:: Available data ::

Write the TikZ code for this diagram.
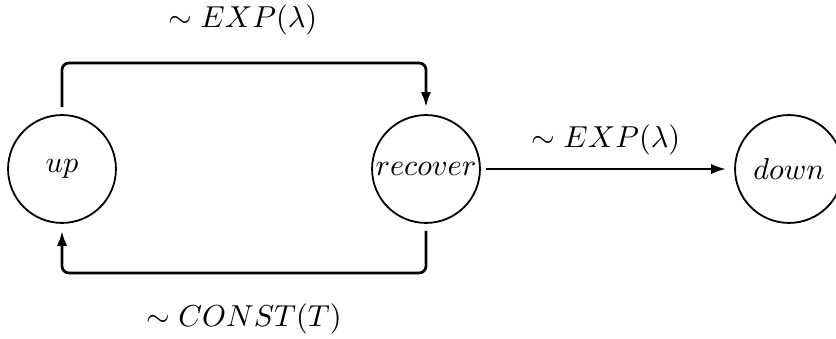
\documentclass[tikz,border=0pt]{standalone}
\usetikzlibrary{arrows.meta}
\begin{document}
\begin{tikzpicture}[x=0.33pt,y=-0.33pt,
  state/.style={circle,draw,semithick,minimum size=35.6pt,inner sep=0pt},
  conn/.style={line width=0.9pt,-{Latex[length=5pt,width=3.4pt]},rounded corners=2.3pt,shorten <=2.3pt,shorten >=2.3pt},
  lbl/.style={inner sep=0pt}]
\clip (0,0) rectangle (836,339);
\useasboundingbox (0,0) rectangle (836,339);
\node[state] (up) at (62,169) {$up$};
\node[state] (recover) at (426,169) {$recover$};
\node[state] (down) at (789,169) {$down$};
\coordinate (tl) at (62,63);
\coordinate (tr) at (426,63);
\coordinate (bl) at (62,273);
\coordinate (br) at (426,273);
\draw[conn] (up.north) -- (tl) -- (tr) -- (recover.north);
\draw[conn] (recover.south) -- (br) -- (bl) -- (up.south);
\draw[conn,shorten <=1.6pt,shorten >=2.6pt] (recover.east) -- (down.west);
\node[lbl] (l1) at (243,20) {$\sim EXP(\lambda)$};
\node[lbl] (l2) at (606,140) {$\sim EXP(\lambda)$};
\node[lbl] (l3) at (244,319) {$\sim CONST(T)$};
\end{tikzpicture}
\end{document}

:: Instructions for the task ::
Write out the listing word for word, omitting the pictures it holds.

:: Written response ::
Write the TikZ code for this diagram.
\documentclass[tikz,border=0pt]{standalone}
\usetikzlibrary{arrows.meta}
\begin{document}
\begin{tikzpicture}[x=0.33pt,y=-0.33pt,
  state/.style={circle,draw,semithick,minimum size=35.6pt,inner sep=0pt},
  conn/.style={line width=0.9pt,-{Latex[length=5pt,width=3.4pt]},rounded corners=2.3pt,shorten <=2.3pt,shorten >=2.3pt},
  lbl/.style={inner sep=0pt}]
\clip (0,0) rectangle (836,339);
\useasboundingbox (0,0) rectangle (836,339);
\node[state] (up) at (62,169) {$up$};
\node[state] (recover) at (426,169) {$recover$};
\node[state] (down) at (789,169) {$down$};
\coordinate (tl) at (62,63);
\coordinate (tr) at (426,63);
\coordinate (bl) at (62,273);
\coordinate (br) at (426,273);
\draw[conn] (up.north) -- (tl) -- (tr) -- (recover.north);
\draw[conn] (recover.south) -- (br) -- (bl) -- (up.south);
\draw[conn,shorten <=1.6pt,shorten >=2.6pt] (recover.east) -- (down.west);
\node[lbl] (l1) at (243,20) {$\sim EXP(\lambda)$};
\node[lbl] (l2) at (606,140) {$\sim EXP(\lambda)$};
\node[lbl] (l3) at (244,319) {$\sim CONST(T)$};
\end{tikzpicture}
\end{document}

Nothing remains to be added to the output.